Ernie Els has been beaten down the stretch by Vijay Singh, by Retief Goosen, by Phil Mickelson and, of course, by Tiger Woods. Add a new guy to the list: Boo Weekley of Jay, Fla. Ernie has it all, the major titles and the big contracts and the private jet, but on Monday afternoon at gusty Hilton Head, S.C., Weekley had something Els did not: tremendous good luck. On the final two holes Weekley duffed pitch shots for birdie, then holed pitch shots for par. Now he has the tartan coat, the delightfully gaudy wrap the winner of the Verizon Heritage Classic is draped in each year. (Els is still looking for his first one.) Now Weekley has secured a berth in the 2008 Masters, thanks to the reintroduction of the win-and-you're-in rule. (Els hasn't officially qualified yet.) Now Weekley is ninth on the 2007 money list. (Els is 19th.)
Weekley has been involved in the two best tournaments of the year: the Monday finish at the Honda Classic, at which he lost in a four-man playoff to Mark Wilson, and the Monday finish at Hilton Head. The two chip-ins came from a player who looked as if he had shown up for his 7:45 a.m. tee time straight from a duck blind-unshaven, chew in his lip, weathered beyond his 33 years. The whole show was crazy-good drama, with the CBS crew calling the action live on Golf Channel during prime time for weekday soaps. On 18 Els had a six-iron shot from 150 yards, which he needed to hole to tie Weekley at 14 under par. Els missed hitting the flagstick by less than a foot. Poor guy. Not a bit of luck.
The event was all about Ernie, until Weekley did his Craig Perks imitation at the end. But Weekley is a far better player than Perks, who chipped in twice in the finale to win the 2002 Players Championship.
As wild and woolly as Monday was, that's how calm and cool it was on Saturday evening, when Ernie owned the tournament and the practice tee. He was alone except for his new caddie (J.P. Fitzgerald, replacing Ricci Roberts) and his new clubs (Callaways, replacing Titleists).
His swing, though, does not change: the gorgeous rhythm, that big broom-sweep of a move, the closest thing there is today to Sam Snead's classic action circa 1954. With Ernie, agents and psychologists, clubs and confidence all come and go, but his swing endures. Same as it ever was. The Ernie highlight reel is Groundhog Day, Ernie in the Bill Murray role. Here he is winning the U.S. Open at Oakmont in 1994. Here's Ernie shooting 80 in the final round of the U.S. Open at Shinnecock Hills, Father's Day 2004, in yet another major that was there for Ernie to pluck. Here he is in early April, when he missed the cut at Augusta, and here he is his next time out, last week, opening with a pair of six-under 65s on the lovely Harbour Town Golf Links. He's always the same, from a distance, anyway. There will be no surprises for us come mid-June, when Ernie returns to Oakmont for the national championship. Whether he wins or contends or misses the cut, he'll do it with that Pacific roller of a swing.

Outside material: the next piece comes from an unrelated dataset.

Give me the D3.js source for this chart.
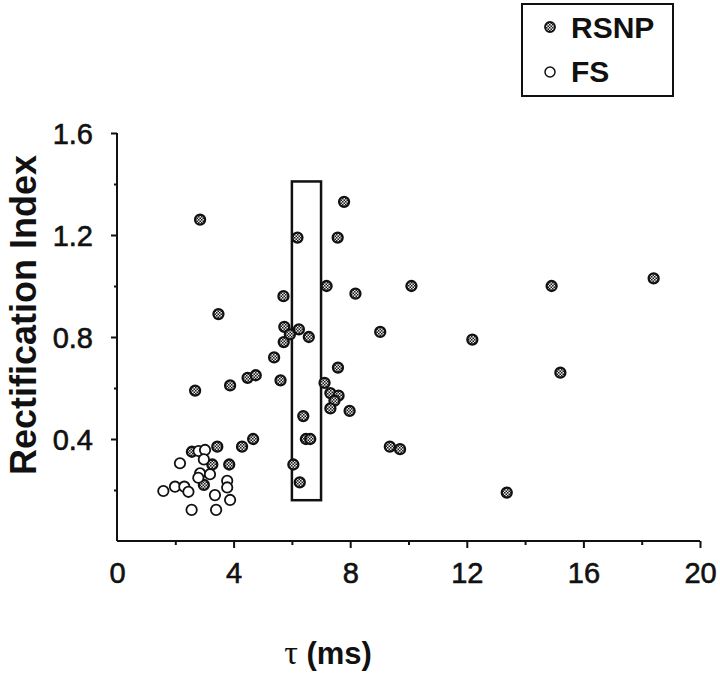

In Saturday's dusk, a dozen or so people were watching him practice. He's the human metronome. A baby was fast asleep.
"Er-NAY!" a man suddenly bellowed, and the trance was broken.
Hilton Head during the week of the tournament is like New Orleans the week of Mardi Gras. Tiger, understandably, is on edge when drunks are around, but Ernie simply laughs, or at least that's what he did on Saturday night. His session ended, and he signed and he talked. Through 54 holes he was at 12 under, tied for second with Kevin Na, each a shot behind the leader, Jerry Kelly.
"This is big," Ernie said, an electronic Heritage leader board behind him.
He has won the U.S. Open twice, the British Open once, contended in so many others. He's won all over the world. He's the only true internationalist in the game today. Hilton Head is a nice Tour stop and not much more. Why would he say big? Whatever the outcome of the 2007 Heritage, Ernie's winding up in St. Augustine, in the Hall of Fame. How did Hilton Head get big?
It was big to Ernie because it showed that his rounds of 78 and 76 at Augusta were produced by some other golfer, the other Ernie, the one who never gets written about in the Monday papers. It's big because he hasn't won on the PGA Tour since October 2004. It's big because he wants to show that he can win with his new clubs, with Fitzgerald, with his surgically repaired knee, with Jos Vanstiphout and Bob Rotella in his head. It's big because he knows the deep truth in something that Tiger always says: You start with baby steps. The order is crawl, walk, run.